Ungrounded-span flag rate. Publishing: 3.2% of drafted spans get flagged by the verification prompt as ungrounded. Context: the flag is the leading indicator of a claim the retrieval did not support, and a flag sends the draft to human review. 3.2% is too high for autonomous shipping, which is exactly why we do not autonomously ship.

KB blocks promoted from post-mortem write-back. Publishing: average 7.2 blocks per completed bid, across the customer base. This number matters because it is the closest proxy we have for the compounding thesis — a bid that does not write back to the KB does not compound; a bid that writes back several blocks is a bid whose learning survives into the next one.

What we are not publishing and why

Customer names. We have a handful of public customers; most of our customer base is private. We do not out customers publicly without their permission, and we will not put a logo wall up that signals more customers than we have or implies endorsements we did not earn.

Churn rate. Too small a customer base to produce a meaningful number. A percentage-based churn figure on a small base is either 0% (which flatters) or a single-digit-percent figure that conveys more variance than signal. Wave 2 of the State of Proposal Tools will include peer vendor churn where we can cite it; it will not include ours.

Win rates for customers using the product. This is the number everyone wants us to publish. We will not, for two reasons. First, we do not control the buyer’s decision — attributing a win to a tool overstates the tool’s role. Second, even among customers who would agree that PursuitAgent helped, we cannot rigorously separate the product’s contribution from a simultaneous improvement in their internal process, their hiring, their market. A win-rate claim without a controlled comparison is the kind of vendor number the category has earned its skepticism of.

NPS. We have an internal number. We are not publishing it because NPS on a very small base of friendly early customers is not a signal worth publishing. Ask again at Wave 2.

The category pattern this counters

Proposal-software vendors publish headline win-rate numbers — “customers win 30% more” — that do not survive scrutiny. Nobody can show the controlled comparison. Nobody can show that win-rate change was due to the product rather than a coincident factor. The category has trained buyers to mistrust vendor metrics, and every category participant pays for that mistrust.

The post above is our attempt to move the posture. Publish what can be defended with methodology; withhold what cannot; say which is which. Over time, the posts make a cumulative argument. A single Y1 metrics post does not close the trust gap. A five-year sequence of them, where the numbers move visibly and the methodology stays consistent, does.

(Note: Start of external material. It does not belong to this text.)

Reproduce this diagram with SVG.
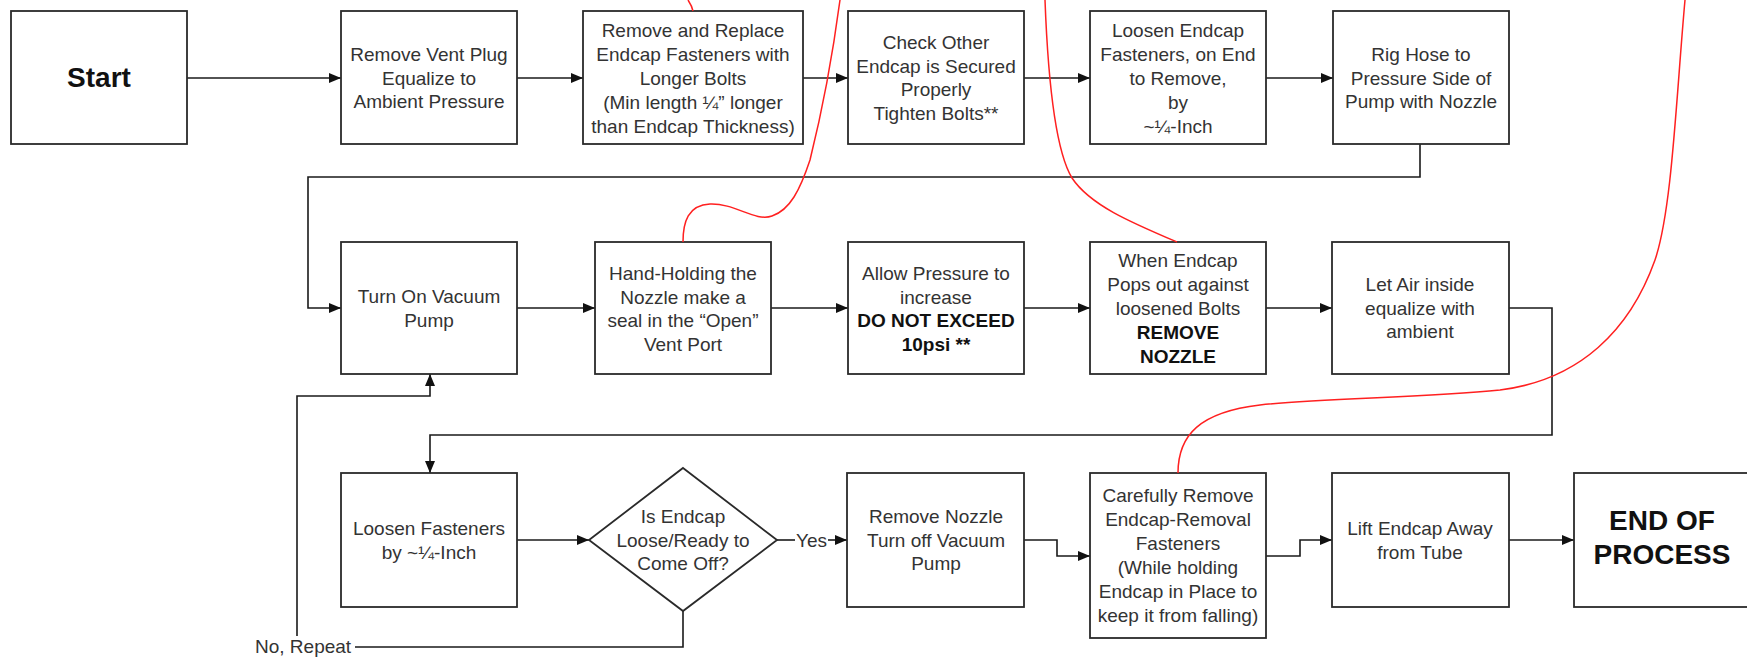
<svg xmlns="http://www.w3.org/2000/svg" width="1747" height="657" viewBox="0 0 1747 657">
<defs>
<marker id="arr" markerWidth="12" markerHeight="10" refX="12" refY="5" orient="auto" markerUnits="userSpaceOnUse">
<path d="M0,0 L12,5 L0,10 Z" fill="#111"/>
</marker>
<style>
.box{fill:#fff;stroke:#2a2a2a;stroke-width:1.8}
.t{font-family:"Liberation Sans",Arial,sans-serif;font-size:19px;fill:#333;text-anchor:middle}
.b{font-weight:bold;fill:#111}
.big{font-family:"Liberation Sans",Arial,sans-serif;font-size:28px;font-weight:bold;fill:#111;text-anchor:middle}
.c{fill:none;stroke:#1a1a1a;stroke-width:1.6}
.red{fill:none;stroke:#ff2020;stroke-width:1.5}
</style>
</defs>
<rect width="1747" height="657" fill="#fff"/>

<g id="connectors">
<path class="c" d="M187 78 H341" marker-end="url(#arr)"/>
<path class="c" d="M517 78 H583" marker-end="url(#arr)"/>
<path class="c" d="M803 78 H848" marker-end="url(#arr)"/>
<path class="c" d="M1024 78 H1090" marker-end="url(#arr)"/>
<path class="c" d="M1266 78 H1333" marker-end="url(#arr)"/>
<path class="c" d="M1420 144 V177 H308 V308 H341" marker-end="url(#arr)"/>
<path class="c" d="M517 308 H595" marker-end="url(#arr)"/>
<path class="c" d="M771 308 H848" marker-end="url(#arr)"/>
<path class="c" d="M1024 308 H1090" marker-end="url(#arr)"/>
<path class="c" d="M1266 308 H1332" marker-end="url(#arr)"/>
<path class="c" d="M1509 308 H1552 V435 H430 V473" marker-end="url(#arr)"/>
<path class="c" d="M517 540 H589" marker-end="url(#arr)"/>
<path class="c" d="M777 540 H795"/>
<path class="c" d="M828 540 H847" marker-end="url(#arr)"/>
<text class="t" x="811.5" y="547">Yes</text>
<path class="c" d="M683 611 V647 H355"/>
<text class="t" x="255" y="653" style="text-anchor:start">No, Repeat</text>
<path class="c" d="M297 636 V396 H430 V374" marker-end="url(#arr)"/>
<path class="c" d="M1024 540 H1057 V556 H1090" marker-end="url(#arr)"/>
<path class="c" d="M1266 556 H1300 V540 H1332" marker-end="url(#arr)"/>
<path class="c" d="M1509 540 H1574" marker-end="url(#arr)"/>
</g>

<g id="start"><rect class="box" x="11" y="11" width="176" height="133"/>
<text class="big" x="99" y="87">Start</text></g>

<g id="vent-plug"><rect class="box" x="341" y="11" width="176" height="133"/>
<text class="t" x="429" y="61">Remove Vent Plug<tspan x="429" dy="23.5">Equalize to</tspan><tspan x="429" dy="23.5">Ambient Pressure</tspan></text></g>

<g id="replace-fasteners"><rect class="box" x="583" y="11" width="220" height="133"/>
<text class="t" x="693" y="37">Remove and Replace<tspan x="693" dy="24">Endcap Fasteners with</tspan><tspan x="693" dy="24">Longer Bolts</tspan><tspan x="693" dy="24">(Min length ¼” longer</tspan><tspan x="693" dy="24">than Endcap Thickness)</tspan></text></g>

<g id="check-other"><rect class="box" x="848" y="11" width="176" height="133"/>
<text class="t" x="936" y="49">Check Other<tspan x="936" dy="23.5">Endcap is Secured</tspan><tspan x="936" dy="23.5">Properly</tspan><tspan x="936" dy="23.5">Tighten Bolts**</tspan></text></g>

<g id="loosen-endcap"><rect class="box" x="1090" y="11" width="176" height="133"/>
<text class="t" x="1178" y="37">Loosen Endcap<tspan x="1178" dy="24">Fasteners, on End</tspan><tspan x="1178" dy="24">to Remove,</tspan><tspan x="1178" dy="24">by</tspan><tspan x="1178" dy="24">~¼-Inch</tspan></text></g>

<g id="rig-hose"><rect class="box" x="1333" y="11" width="176" height="133"/>
<text class="t" x="1421" y="61">Rig Hose to<tspan x="1421" dy="23.5">Pressure Side of</tspan><tspan x="1421" dy="23.5">Pump with Nozzle</tspan></text></g>

<g id="turn-on"><rect class="box" x="341" y="242" width="176" height="132"/>
<text class="t" x="429" y="303">Turn On Vacuum<tspan x="429" dy="23.5">Pump</tspan></text></g>

<g id="hand-holding"><rect class="box" x="595" y="242" width="176" height="132"/>
<text class="t" x="683" y="280">Hand-Holding the<tspan x="683" dy="23.5">Nozzle make a</tspan><tspan x="683" dy="23.5">seal in the “Open”</tspan><tspan x="683" dy="23.5">Vent Port</tspan></text></g>

<g id="allow-pressure"><rect class="box" x="848" y="242" width="176" height="132"/>
<text class="t" x="936" y="280">Allow Pressure to<tspan x="936" dy="23.5">increase</tspan><tspan x="936" dy="23.5" class="b">DO NOT EXCEED</tspan><tspan x="936" dy="23.5" class="b">10psi **</tspan></text></g>

<g id="when-endcap"><rect class="box" x="1090" y="242" width="176" height="132"/>
<text class="t" x="1178" y="267">When Endcap<tspan x="1178" dy="24">Pops out against</tspan><tspan x="1178" dy="24">loosened Bolts</tspan><tspan x="1178" dy="24" class="b">REMOVE</tspan><tspan x="1178" dy="24" class="b">NOZZLE</tspan></text></g>

<g id="let-air"><rect class="box" x="1332" y="242" width="177" height="132"/>
<text class="t" x="1420" y="291">Let Air inside<tspan x="1420" dy="23.5">equalize with</tspan><tspan x="1420" dy="23.5">ambient</tspan></text></g>

<g id="loosen-fasteners"><rect class="box" x="341" y="473" width="176" height="134"/>
<text class="t" x="429" y="535">Loosen Fasteners<tspan x="429" dy="23.5">by ~¼-Inch</tspan></text></g>

<g id="decision"><path class="box" d="M683 468 L777 540 L683 611 L589 540 Z"/>
<text class="t" x="683" y="523">Is Endcap<tspan x="683" dy="23.5">Loose/Ready to</tspan><tspan x="683" dy="23.5">Come Off?</tspan></text></g>

<g id="remove-nozzle"><rect class="box" x="847" y="473" width="177" height="134"/>
<text class="t" x="936" y="523">Remove Nozzle<tspan x="936" dy="23.5">Turn off Vacuum</tspan><tspan x="936" dy="23.5">Pump</tspan></text></g>

<g id="carefully-remove"><rect class="box" x="1090" y="473" width="176" height="165"/>
<text class="t" x="1178" y="502">Carefully Remove<tspan x="1178" dy="24">Endcap-Removal</tspan><tspan x="1178" dy="24">Fasteners</tspan><tspan x="1178" dy="24">(While holding</tspan><tspan x="1178" dy="24">Endcap in Place to</tspan><tspan x="1178" dy="24">keep it from falling)</tspan></text></g>

<g id="lift-endcap"><rect class="box" x="1332" y="473" width="177" height="134"/>
<text class="t" x="1420" y="535">Lift Endcap Away<tspan x="1420" dy="23.5">from Tube</tspan></text></g>

<g id="end"><rect class="box" x="1574" y="473" width="190" height="134"/>
<text class="big" x="1662" y="530">END OF<tspan x="1662" dy="34">PROCESS</tspan></text></g>

<g id="red-marks">
<path class="red" d="M693 11 C692 6 690 3 688 0"/>
<path class="red" d="M683 242 C683 222 688 205 710 204 C735 203 755 222 772 216 C790 210 800 190 810 160 C820 120 832 60 840 0"/>
<path class="red" d="M1177 242 C1130 222 1090 205 1072 178 C1055 150 1048 80 1045 0"/>
<path class="red" d="M1178 473 C1178 435 1200 412 1260 405 C1320 398 1420 398 1500 390 C1580 380 1630 330 1655 260 C1672 210 1676 100 1685 0"/>
</g>
</svg>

What the next one will add

Wave 2 in February, and a fuller year-two post next December, will add: churn (probably), customer count in aggregate, the eval-suite numbers against an external benchmark if a credible one emerges, and the compounding-write-back metric broken out per-customer tenure (so a Y2 customer versus a Y1 customer becomes visible as a multiplier, if the thesis is right).

The numbers we do not publish this year are the ones where the context is not yet meaningful. Next year, some of them will be.

— Bo